## Goal
Repeat every line of the data exactly, but not the pictures.

— BEGIN Collected material —

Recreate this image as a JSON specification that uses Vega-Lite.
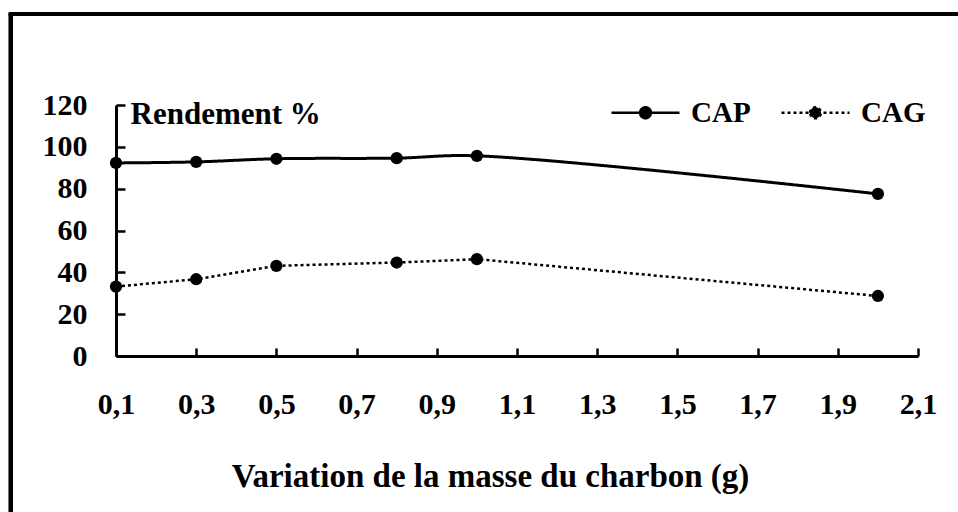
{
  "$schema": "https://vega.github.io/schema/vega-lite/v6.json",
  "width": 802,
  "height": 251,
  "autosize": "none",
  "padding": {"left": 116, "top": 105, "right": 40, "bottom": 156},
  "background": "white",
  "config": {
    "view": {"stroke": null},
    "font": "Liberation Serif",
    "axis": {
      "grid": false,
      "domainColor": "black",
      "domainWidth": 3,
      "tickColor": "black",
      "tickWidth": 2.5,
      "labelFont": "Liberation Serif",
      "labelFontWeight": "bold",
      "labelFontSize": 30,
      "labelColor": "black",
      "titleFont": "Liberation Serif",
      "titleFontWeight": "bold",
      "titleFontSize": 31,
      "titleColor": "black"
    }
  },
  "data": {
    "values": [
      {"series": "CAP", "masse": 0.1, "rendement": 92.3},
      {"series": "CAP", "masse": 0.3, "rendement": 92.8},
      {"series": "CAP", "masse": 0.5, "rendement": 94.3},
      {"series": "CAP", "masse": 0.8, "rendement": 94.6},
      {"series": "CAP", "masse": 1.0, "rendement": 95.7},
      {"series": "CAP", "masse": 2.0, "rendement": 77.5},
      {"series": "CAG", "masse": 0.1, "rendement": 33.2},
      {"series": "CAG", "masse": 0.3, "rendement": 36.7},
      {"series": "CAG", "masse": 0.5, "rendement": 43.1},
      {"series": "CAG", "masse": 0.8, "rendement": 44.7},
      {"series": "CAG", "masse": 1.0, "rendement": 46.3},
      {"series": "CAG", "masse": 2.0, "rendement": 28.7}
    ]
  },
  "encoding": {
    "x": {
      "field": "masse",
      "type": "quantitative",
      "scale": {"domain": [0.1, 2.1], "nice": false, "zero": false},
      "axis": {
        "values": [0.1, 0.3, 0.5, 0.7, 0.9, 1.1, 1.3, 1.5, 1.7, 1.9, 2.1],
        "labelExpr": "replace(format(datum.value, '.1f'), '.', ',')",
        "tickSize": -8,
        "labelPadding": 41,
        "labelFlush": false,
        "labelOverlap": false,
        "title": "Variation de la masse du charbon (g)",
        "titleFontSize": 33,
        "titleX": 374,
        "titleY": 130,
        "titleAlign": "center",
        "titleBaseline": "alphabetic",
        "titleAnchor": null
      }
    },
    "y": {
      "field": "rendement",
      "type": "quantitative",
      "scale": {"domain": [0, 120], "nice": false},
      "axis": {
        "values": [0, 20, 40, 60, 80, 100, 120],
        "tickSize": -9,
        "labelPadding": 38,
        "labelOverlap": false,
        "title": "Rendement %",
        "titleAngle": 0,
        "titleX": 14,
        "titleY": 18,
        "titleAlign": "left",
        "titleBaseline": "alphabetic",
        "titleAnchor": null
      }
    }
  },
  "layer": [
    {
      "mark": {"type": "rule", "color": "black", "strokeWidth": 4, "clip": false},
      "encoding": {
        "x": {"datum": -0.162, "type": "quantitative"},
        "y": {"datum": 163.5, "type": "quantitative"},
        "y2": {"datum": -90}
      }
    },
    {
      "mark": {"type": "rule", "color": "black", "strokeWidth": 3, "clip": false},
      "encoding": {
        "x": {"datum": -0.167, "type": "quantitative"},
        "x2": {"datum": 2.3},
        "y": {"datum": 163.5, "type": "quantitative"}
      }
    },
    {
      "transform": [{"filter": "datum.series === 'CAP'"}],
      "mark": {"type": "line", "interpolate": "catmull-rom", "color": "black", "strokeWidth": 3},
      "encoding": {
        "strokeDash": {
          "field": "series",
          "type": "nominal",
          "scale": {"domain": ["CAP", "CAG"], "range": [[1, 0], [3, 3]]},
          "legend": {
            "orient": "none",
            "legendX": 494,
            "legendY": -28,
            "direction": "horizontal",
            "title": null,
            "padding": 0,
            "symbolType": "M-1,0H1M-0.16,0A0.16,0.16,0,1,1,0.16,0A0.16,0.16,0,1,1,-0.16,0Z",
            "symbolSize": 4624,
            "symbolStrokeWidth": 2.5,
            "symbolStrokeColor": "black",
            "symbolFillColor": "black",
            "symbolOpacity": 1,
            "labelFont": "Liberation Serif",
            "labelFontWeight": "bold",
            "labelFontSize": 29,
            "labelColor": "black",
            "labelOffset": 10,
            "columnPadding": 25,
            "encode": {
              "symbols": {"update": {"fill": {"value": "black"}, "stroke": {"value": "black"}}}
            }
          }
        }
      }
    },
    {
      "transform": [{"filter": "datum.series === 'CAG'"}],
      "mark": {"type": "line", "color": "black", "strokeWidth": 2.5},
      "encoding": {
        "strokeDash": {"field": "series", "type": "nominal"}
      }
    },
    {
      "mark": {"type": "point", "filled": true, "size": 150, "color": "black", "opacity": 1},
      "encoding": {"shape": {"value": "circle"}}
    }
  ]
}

— END Collected material —

## Answer to the exercise
Recreate this image as a JSON specification that uses Vega-Lite.
{
  "$schema": "https://vega.github.io/schema/vega-lite/v6.json",
  "width": 802,
  "height": 251,
  "autosize": "none",
  "padding": {"left": 116, "top": 105, "right": 40, "bottom": 156},
  "background": "white",
  "config": {
    "view": {"stroke": null},
    "font": "Liberation Serif",
    "axis": {
      "grid": false,
      "domainColor": "black",
      "domainWidth": 3,
      "tickColor": "black",
      "tickWidth": 2.5,
      "labelFont": "Liberation Serif",
      "labelFontWeight": "bold",
      "labelFontSize": 30,
      "labelColor": "black",
      "titleFont": "Liberation Serif",
      "titleFontWeight": "bold",
      "titleFontSize": 31,
      "titleColor": "black"
    }
  },
  "data": {
    "values": [
      {"series": "CAP", "masse": 0.1, "rendement": 92.3},
      {"series": "CAP", "masse": 0.3, "rendement": 92.8},
      {"series": "CAP", "masse": 0.5, "rendement": 94.3},
      {"series": "CAP", "masse": 0.8, "rendement": 94.6},
      {"series": "CAP", "masse": 1.0, "rendement": 95.7},
      {"series": "CAP", "masse": 2.0, "rendement": 77.5},
      {"series": "CAG", "masse": 0.1, "rendement": 33.2},
      {"series": "CAG", "masse": 0.3, "rendement": 36.7},
      {"series": "CAG", "masse": 0.5, "rendement": 43.1},
      {"series": "CAG", "masse": 0.8, "rendement": 44.7},
      {"series": "CAG", "masse": 1.0, "rendement": 46.3},
      {"series": "CAG", "masse": 2.0, "rendement": 28.7}
    ]
  },
  "encoding": {
    "x": {
      "field": "masse",
      "type": "quantitative",
      "scale": {"domain": [0.1, 2.1], "nice": false, "zero": false},
      "axis": {
        "values": [0.1, 0.3, 0.5, 0.7, 0.9, 1.1, 1.3, 1.5, 1.7, 1.9, 2.1],
        "labelExpr": "replace(format(datum.value, '.1f'), '.', ',')",
        "tickSize": -8,
        "labelPadding": 41,
        "labelFlush": false,
        "labelOverlap": false,
        "title": "Variation de la masse du charbon (g)",
        "titleFontSize": 33,
        "titleX": 374,
        "titleY": 130,
        "titleAlign": "center",
        "titleBaseline": "alphabetic",
        "titleAnchor": null
      }
    },
    "y": {
      "field": "rendement",
      "type": "quantitative",
      "scale": {"domain": [0, 120], "nice": false},
      "axis": {
        "values": [0, 20, 40, 60, 80, 100, 120],
        "tickSize": -9,
        "labelPadding": 38,
        "labelOverlap": false,
        "title": "Rendement %",
        "titleAngle": 0,
        "titleX": 14,
        "titleY": 18,
        "titleAlign": "left",
        "titleBaseline": "alphabetic",
        "titleAnchor": null
      }
    }
  },
  "layer": [
    {
      "mark": {"type": "rule", "color": "black", "strokeWidth": 4, "clip": false},
      "encoding": {
        "x": {"datum": -0.162, "type": "quantitative"},
        "y": {"datum": 163.5, "type": "quantitative"},
        "y2": {"datum": -90}
      }
    },
    {
      "mark": {"type": "rule", "color": "black", "strokeWidth": 3, "clip": false},
      "encoding": {
        "x": {"datum": -0.167, "type": "quantitative"},
        "x2": {"datum": 2.3},
        "y": {"datum": 163.5, "type": "quantitative"}
      }
    },
    {
      "transform": [{"filter": "datum.series === 'CAP'"}],
      "mark": {"type": "line", "interpolate": "catmull-rom", "color": "black", "strokeWidth": 3},
      "encoding": {
        "strokeDash": {
          "field": "series",
          "type": "nominal",
          "scale": {"domain": ["CAP", "CAG"], "range": [[1, 0], [3, 3]]},
          "legend": {
            "orient": "none",
            "legendX": 494,
            "legendY": -28,
            "direction": "horizontal",
            "title": null,
            "padding": 0,
            "symbolType": "M-1,0H1M-0.16,0A0.16,0.16,0,1,1,0.16,0A0.16,0.16,0,1,1,-0.16,0Z",
            "symbolSize": 4624,
            "symbolStrokeWidth": 2.5,
            "symbolStrokeColor": "black",
            "symbolFillColor": "black",
            "symbolOpacity": 1,
            "labelFont": "Liberation Serif",
            "labelFontWeight": "bold",
            "labelFontSize": 29,
            "labelColor": "black",
            "labelOffset": 10,
            "columnPadding": 25,
            "encode": {
              "symbols": {"update": {"fill": {"value": "black"}, "stroke": {"value": "black"}}}
            }
          }
        }
      }
    },
    {
      "transform": [{"filter": "datum.series === 'CAG'"}],
      "mark": {"type": "line", "color": "black", "strokeWidth": 2.5},
      "encoding": {
        "strokeDash": {"field": "series", "type": "nominal"}
      }
    },
    {
      "mark": {"type": "point", "filled": true, "size": 150, "color": "black", "opacity": 1},
      "encoding": {"shape": {"value": "circle"}}
    }
  ]
}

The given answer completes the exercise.